Rebuffed by Massachusetts utility regulators, offshore wind developer Avangrid is appealing to the state courts for release from power purchase agreements for its Commonwealth Wind project.
The Massachusetts Department of Public Utilities on Dec. 30, 2022 approved Avangrid’s power purchase agreements with three electric distribution companies in the state, despite Avangrid’s request to cancel the PPA reviews – and warnings starting weeks earlier that the Commonwealth Wind project would be untenable.

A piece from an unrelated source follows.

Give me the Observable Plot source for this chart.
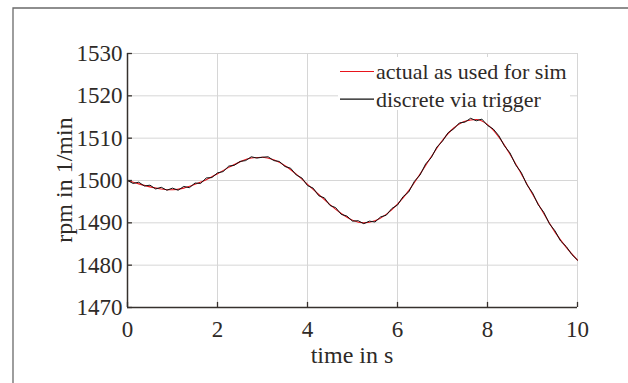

“The department approved the PPAs despite Commonwealth Wind – the party that must finance and develop the Project – submitting uncontested evidence and briefing that, due to dramatic and sudden changes in global markets, the PPAs would not facilitate the financing of the Project because the terms of the PPAs could no longer support financing,” according to Avangrid’s court filing.
Backers of the adjoining Mayflower Wind project, a joint venture of Shell New Energies and Ocean Wind, are sounding similar warnings about the U.S. wind industry’s financial challenges but so far have not sought to ask the courts to intervene.
Avangrid’s Commonwealth Wind appeal is the latest signal of headwinds for ambitious projects off the Northeast and Mid-Atlantic coasts.
In mid-January the New Jersey-based Public Service Enterprise Group (PSEG) announced it will sell Ørsted its 25% equity stake in the Ocean Wind 1 offshore wind energy project off Atlantic City. Days later Ørsted said it is writing down the value of its Sunrise Wind project off Long Island by $366 million, accounting for escalating costs to that joint venture with Eversource.